= Amy Betz =

American materials scientist

Amy Rachel Betz is an American materials scientist whose research investigates the effects of water-attracting and water-repelling surfaces on heat transfer and on icing of aircraft surfaces. She is an associate professor of mechanical and nuclear engineering at Kansas State University, where she also serves as assistant dean for retention, diversity and inclusion.

==Education and career==
Betz has a 2006 bachelor's degree in mechanical engineering from George Washington University. She went to Columbia University for graduate study in mechanical engineering, earning a master's degree in 2008 and completing her Ph.D. in 2011. Her doctoral dissertation, Multiphase Microfluidics for Convective Heat Transfer and Manufacturing, was supervised by Daniel Attinger.

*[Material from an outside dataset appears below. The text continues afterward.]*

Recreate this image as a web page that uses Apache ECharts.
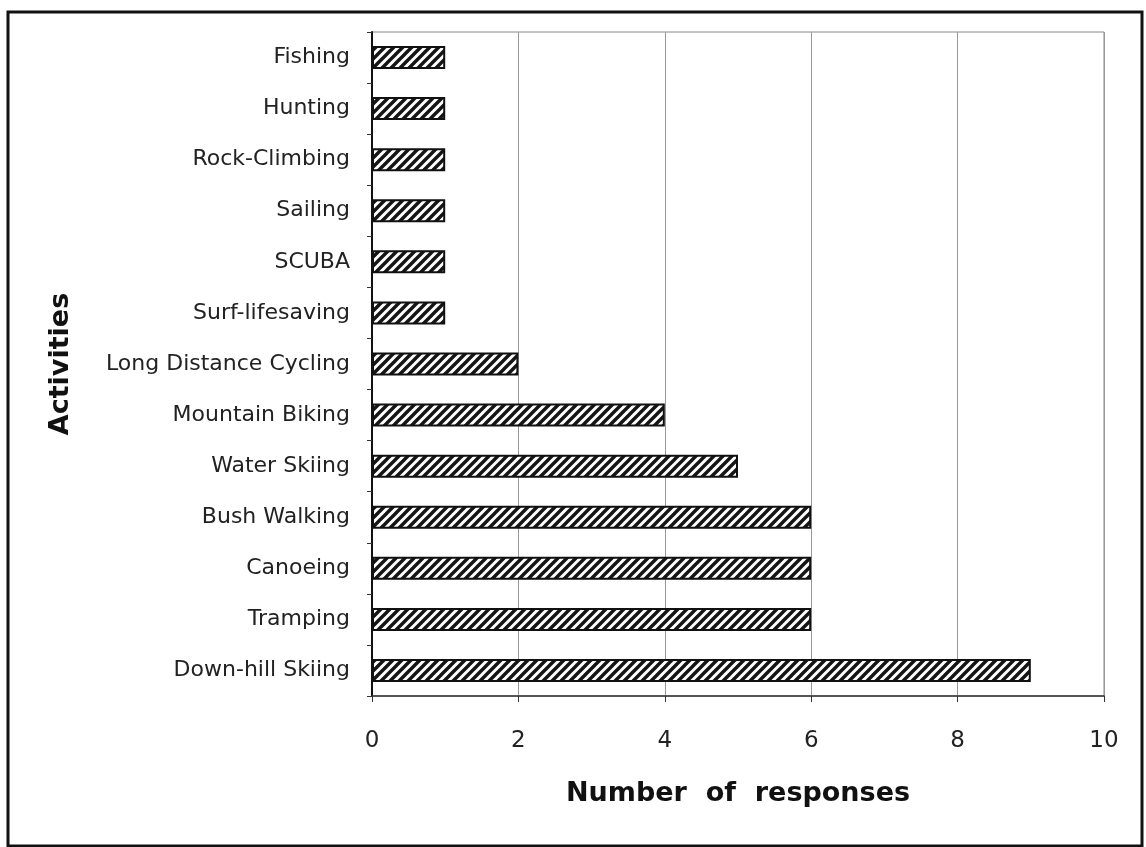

Before she completed her studies, Betz worked in hotel management. She joined the Kansas State University faculty in 2011, She became assistant dean for retention, diversity and inclusion in the Kansas State University College of Engineering in 2019.

==Recognition==
Betz's efforts to encourage women in engineering were recognized by the K-State Office for the Advancement of Women in Science and Engineering, which gave her their KAWSE Award in 2016, and again in 2023.

In 2017, the American Society of Mechanical Engineers (ASME) International Conference on Nanochannel, Microchannels, and Minichannels gave her their Outstanding Leadership Award. She was elected as an ASME Fellow in 2022.